The unsung hero in the story of Samuel and Saul is the servant. I am pretty sure I have never heard a sermon about his role in the crowning of Saul as king. He is never named and only referred to as a servant (na ar). He had a “God part” to do and did it well. He is easily compared to Ananias (Acts 9) in the story of Saul the Apostle. He did the job that needed to be done and was never heard of again. Na ar is mentioned nine times before Saul’s signs and only once after them.
In the Strong’s/Vines Concordance the first definition listed is probably not the description of this servant. I think he would have been younger than Saul but not a boy. He was certainly trusted and displayed knowledge of his physical surrounding. He was also spiritually aware because he encouraged Saul to “see the prophet” when he was ready to go home. He had brought his own money, and was willing to use it to resolve the “donkey problem.” He was obedient and loyal to Saul and followed Saul’s leading when the uncle asked about Samuel.

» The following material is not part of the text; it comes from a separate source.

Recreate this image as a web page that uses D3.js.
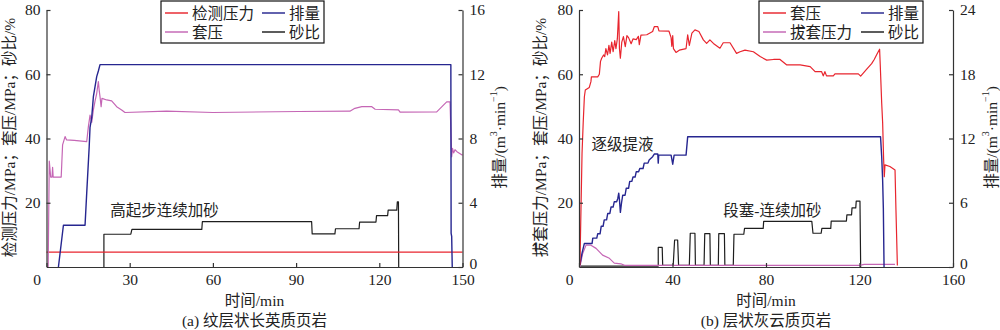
<!DOCTYPE html>
<html><head><meta charset="utf-8">
<script src="https://cdn.jsdelivr.net/npm/d3@7/dist/d3.min.js"></script>
<style>
html,body{margin:0;padding:0;background:#fff;}
svg{display:block;font-family:'Liberation Serif','Noto Sans CJK SC',serif;}
</style></head>
<body>
<svg id="c" width="1000" height="330"></svg>
<script>
// ---------- Panel (a) data: [time(min), value] ----------
const aTimeTicks = [0, 30, 60, 90, 120, 150];
const aLeftTicks = [20, 40, 60, 80];
const aRightTicks = [0, 4, 8, 12, 16];
const aDetectPressure = [[0,4.6],[150,4.6]];
const aCasingPressure = [[0.6,0],[1.0,33],[1.3,30],[1.5,28],[2.0,28],[2.2,31],[2.4,28],[5.3,28],[5.5,32],[5.8,38],[6.7,40.6],[7.2,39.6],[10,39.4],[14.5,39.0],[15.1,43.7],[15.7,47.3],[16.3,45],[16.9,48.9],[17.5,51.6],[18.1,54],[18.7,57.7],[19.0,55],[19.3,53],[19.7,49.9],[20.0,52.5],[21.7,52],[23.5,51.7],[25.3,49.9],[27.1,48.9],[28.3,48.1],[43.3,48.5],[60,48.1],[91,48.4],[109.4,48.5],[111.2,49.4],[113.7,49.9],[117.3,49.9],[118.5,49.1],[126.9,48.9],[127.5,48.2],[140.7,48.3],[144.3,51.4],[145.5,51.4],[146.1,34.3],[146.4,36.9],[146.8,35.5],[147.3,36.5],[148,35.9],[150,34.8]];
const aPumpRate = [[4.3,0],[6.1,2.6],[13.9,2.6],[14.5,4.6],[15.4,7.5],[15.7,8.7],[16.3,9.3],[16.9,10.6],[18.1,11.85],[18.7,12.2],[19.3,12.6],[145.8,12.6],[145.9,2.1],[146.1,1.9],[146.3,0]];
const aSandRatio = [[20.7,0],[20.7,10.2],[30.4,10.2],[30.8,11.7],[56.0,11.7],[56.2,14.1],[95.6,14.1],[95.8,10.3],[104,10.3],[104.2,11.9],[112.7,11.9],[112.9,14.0],[118.8,14.0],[119.0,16.0],[123.0,16.0],[123.2,17.7],[126.3,17.7],[126.5,20.3],[126.9,20.3],[127.0,0]];

// ---------- Panel (b) data ----------
const bTimeTicks = [0, 40, 80, 120, 160];
const bLeftTicks = [20, 40, 60, 80];
const bRightTicks = [0, 6, 12, 18, 24];
const bCasingPressure = [[0.4,0.6],[1.3,35.4],[1.8,45],[2.3,53],[2.7,55.1],[4.4,55.9],[5.1,57.7],[5.3,59.2],[8.0,59.2],[8.7,60],[9.2,64],[9.7,65],[10.5,66],[11,65.5],[11.5,68],[12.2,66],[12.8,69],[13.3,66.5],[14.0,70],[14.6,67],[15.3,70.5],[15.8,68],[16.4,71],[17.0,79.5],[17.3,68],[17.7,65],[18.3,70],[19.0,71.7],[19.8,68.6],[20.5,72],[21.2,71.4],[22.3,69.5],[23.1,71],[24.5,70.8],[25.4,71.8],[25.8,69.2],[26.5,72.2],[29,72.3],[31.5,73.3],[32.2,74.8],[33.7,74.8],[34.2,73.5],[38.5,73.4],[39.4,71.4],[39.7,68.7],[40.1,72],[40.4,68],[41.5,66.8],[42.9,67.5],[45.8,68],[46.5,72.3],[47.2,69],[48.3,72.8],[49.6,73.8],[51.3,73.3],[53.2,70.7],[54.6,69.6],[56.0,70.7],[57.5,69.6],[60.3,68.1],[61.7,69.8],[64.6,69.8],[67.4,66.5],[68.9,67],[71.0,67.5],[74.6,67],[77.5,65.5],[80.3,64.4],[83.2,64.6],[86.0,64.6],[88.9,62.9],[94.6,62.9],[98.9,62.4],[101.0,60.8],[103.8,60.8],[104.5,59.5],[105.2,60.8],[105.9,59.5],[108.8,59.5],[109.5,60.1],[119.5,60.1],[120.5,59.4],[123.0,61.5],[125.2,63.3],[126.3,64.6],[127.5,66.3],[128.6,67.8],[128.9,62.5],[129.5,51],[129.9,45],[130.3,34],[130.6,28.1],[130.9,31.8],[133.0,31.3],[135.2,30.2],[135.6,17.7],[136.2,0.5]];
const bPullPressure = [[0.4,0],[1.5,4],[3.0,6.8],[5.1,6.8],[7.3,5.8],[10.1,3.7],[13.0,2.7],[15.1,1.2],[17.9,1.0],[19.5,0.5],[120,0.5],[122,0.8],[135.2,0.8]];
const bPumpRate = [[0.4,0.2],[1.3,1.3],[2.3,2.2],[5.6,2.2],[5.9,2.7],[7.6,2.7],[8.0,3.1],[9.0,3.1],[9.5,3.8],[10.3,3.8],[10.8,4.4],[11.8,4.4],[12.3,5.0],[13.2,5.0],[13.7,5.6],[14.6,5.6],[15.1,6.1],[16.1,6.1],[16.6,6.4],[17.0,6.9],[17.3,6.3],[17.7,5.1],[18.2,6.0],[18.7,6.7],[19.7,6.7],[20.2,7.35],[21.2,7.35],[21.7,8.0],[22.6,8.0],[23.1,8.4],[24.0,8.4],[24.5,8.9],[25.5,8.9],[26.0,9.2],[27.4,9.2],[27.9,9.7],[29.5,9.7],[30.0,10.0],[31.5,10.3],[32.2,10.55],[33.7,10.55],[33.9,9.7],[34.1,10.45],[39.4,10.45],[40.1,9.6],[40.7,10.45],[45.8,10.45],[46.5,12.17],[129.0,12.17],[129.5,10.3],[129.9,8.1],[130.2,5.5],[130.5,0]];
const bSandRatio = [[0,0.3],[33.9,0.3],[33.9,6.1],[35.6,6.1],[35.8,0.5],[40.3,0.5],[40.9,8.4],[42.2,8.4],[42.6,0.5],[47.2,0.5],[47.6,10.5],[49.6,10.5],[49.8,0.5],[53.5,0.5],[53.8,10.4],[56.0,10.4],[56.2,0.5],[59.6,0.5],[59.8,10.4],[62.2,10.4],[62.4,0.5],[66.0,0.5],[66.3,10.2],[70.5,10.2],[70.8,12.0],[78.8,12.0],[79.0,14.2],[99.6,14.2],[100.1,10.5],[103.6,10.5],[103.9,12.0],[107.7,12.0],[107.9,14.3],[114.4,14.3],[114.6,16.2],[116.6,16.2],[116.8,18.4],[118.4,18.4],[118.6,20.5],[120.2,20.5],[120.5,0]];

const RED = "#e8252e", PINK = "#c566b5", BLUE = "#262690", BLACK = "#1e1e1e", AXIS = "#333";
const FS = 15.5;

const svg = d3.select("#c");

function panel(cfg) {
  const x = d3.scaleLinear().domain(cfg.xDomain).range([cfg.x0, cfg.x1]);
  const yL = d3.scaleLinear().domain([0, 80]).range([267, 10]);
  const yR = d3.scaleLinear().domain(cfg.rDomain).range([267, 10]);
  const g = svg.append("g");

  // series
  const lineL = d3.line().x(d => x(d[0])).y(d => yL(d[1]));
  const lineR = d3.line().x(d => x(d[0])).y(d => yR(d[1]));
  cfg.series.forEach(s => {
    g.append("path").datum(s.data)
      .attr("d", s.right ? lineR : lineL)
      .attr("fill", "none").attr("stroke", s.color)
      .attr("stroke-width", s.w || 1.2).attr("stroke-linejoin", "round");
  });

  // axes
  const ax = g.append("g").attr("transform", `translate(0,267)`)
    .call(d3.axisBottom(x).tickValues(cfg.xTicks).tickSizeInner(-4).tickSizeOuter(0).tickPadding(7));
  ax.selectAll(".tick text").filter(d => d === 0).attr("dx", -10);
  const al = g.append("g").attr("transform", `translate(${cfg.x0},0)`)
    .call(d3.axisLeft(yL).tickValues(cfg.lTicks).tickSizeInner(-4).tickSizeOuter(0).tickPadding(6));
  const ar = g.append("g").attr("transform", `translate(${cfg.x1},0)`)
    .call(d3.axisRight(yR).tickValues(cfg.rTicks).tickSizeInner(-4).tickSizeOuter(0).tickPadding(7));
  [ax, al, ar].forEach(a => {
    a.selectAll("path,line").attr("stroke", AXIS).attr("stroke-width", 1.2);
    a.selectAll("text").attr("font-size", FS).attr("fill", "#222")
      .attr("font-family", "'Liberation Serif',serif");
  });
  ar.selectAll(".tick text").attr("dy", "0.32em");
  ar.selectAll(".tick text").filter(d => d === 0).attr("dy", "0.1em");

  // annotations
  cfg.notes.forEach(n => {
    g.append("text").attr("x", x(n.t)).attr("y", yL(n.v))
      .attr("font-size", FS).attr("fill", "#222").text(n.text);
  });

  // axis titles
  const cx = (cfg.x0 + cfg.x1) / 2;
  g.append("text").attr("x", cx).attr("y", 300).attr("text-anchor", "middle")
    .attr("dominant-baseline", "central").attr("font-size", FS).attr("fill", "#222").text("时间/min");
  g.append("text").attr("x", cx).attr("y", 320).attr("text-anchor", "middle")
    .attr("dominant-baseline", "central").attr("font-size", FS).attr("fill", "#222").text(cfg.caption);
  g.append("text").attr("transform", `translate(${cfg.ltX},137.5) rotate(-90)`)
    .attr("text-anchor", "middle").attr("dominant-baseline", "central")
    .attr("font-size", FS).attr("fill", "#222").text(cfg.leftTitle);
  const rt = g.append("text").attr("transform", `translate(${cfg.rtX},137.5) rotate(-90)`)
    .attr("text-anchor", "middle").attr("dominant-baseline", "central")
    .attr("font-size", FS).attr("fill", "#222");
  rt.append("tspan").text("排量/(m");
  rt.append("tspan").attr("dy", -6).attr("font-size", 10).text("3");
  rt.append("tspan").attr("dy", 6).text("·min");
  rt.append("tspan").attr("dy", -6).attr("font-size", 10).text("−1");
  rt.append("tspan").attr("dy", 6).text(")");

  // legend
  const L = cfg.legend;
  g.append("rect").attr("x", L.x).attr("y", 1).attr("width", L.w).attr("height", 42)
    .attr("fill", "#fff").attr("stroke", "#111").attr("stroke-width", 1.2);
  L.items.forEach(it => {
    g.append("line").attr("x1", it.lx).attr("x2", it.lx + 23).attr("y1", it.y).attr("y2", it.y)
      .attr("stroke", it.color).attr("stroke-width", 1.8).attr("opacity", 0.8);
    g.append("text").attr("x", it.lx + 27).attr("y", it.y).attr("dominant-baseline", "central")
      .attr("font-size", FS).attr("fill", "#222").text(it.label);
  });
}

panel({
  xDomain: [0, 150], x0: 46.5, x1: 462.5, rDomain: [0, 16],
  xTicks: aTimeTicks, lTicks: aLeftTicks, rTicks: aRightTicks,
  series: [
    {data: aSandRatio, color: BLACK},
    {data: aDetectPressure, color: RED},
    {data: aCasingPressure, color: PINK},
    {data: aPumpRate, color: BLUE, right: true, w: 1.4}
  ],
  notes: [{t: 23, v: 16, text: "高起步连续加砂"}],
  caption: "(a) 纹层状长英质页岩",
  leftTitle: "检测压力/MPa；套压/MPa；砂比/%",
  ltX: 9, rtX: 499,
  legend: {x: 161, w: 163, items: [
    {lx: 165, y: 13, color: RED, label: "检测压力"},
    {lx: 262, y: 13, color: BLUE, label: "排量"},
    {lx: 165, y: 32, color: PINK, label: "套压"},
    {lx: 262, y: 32, color: BLACK, label: "砂比"}
  ]}
});

panel({
  xDomain: [0, 160], x0: 579, x1: 953, rDomain: [0, 24],
  xTicks: bTimeTicks, lTicks: bLeftTicks, rTicks: bRightTicks,
  series: [
    {data: bSandRatio, color: BLACK},
    {data: bPullPressure, color: PINK},
    {data: bPumpRate, color: BLUE, right: true, w: 1.4},
    {data: bCasingPressure, color: RED}
  ],
  notes: [{t: 5.4, v: 36.5, text: "逐级提液"}, {t: 61.7, v: 16, text: "段塞-连续加砂"}],
  caption: "(b) 层状灰云质页岩",
  leftTitle: "拔套压力/MPa；套压/MPa；砂比/%",
  ltX: 540, rtX: 991,
  legend: {x: 759, w: 164, items: [
    {lx: 763, y: 13, color: RED, label: "套压"},
    {lx: 861, y: 13, color: BLUE, label: "排量"},
    {lx: 763, y: 32, color: PINK, label: "拔套压力"},
    {lx: 861, y: 32, color: BLACK, label: "砂比"}
  ]}
});
</script>
</body></html>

He was honored at the sacrifice because he got to eat with Saul in the main room. But he was not allowed to witness the actual pouring of the oil. He would have seen the results of the anointing because the oil would have been all over Saul’s head. He observed/witnessed the three signs and I cannot believe Saul was not talking about them as they went.
God used an unnamed servant to affect the history of Israel; sometimes we have to do things “just because.” It turned out well for him. Who knows maybe he was Ziba the servant in 2 Samuel 9 who did play a part in the life of Mephibosheth and the story of Lo Debar.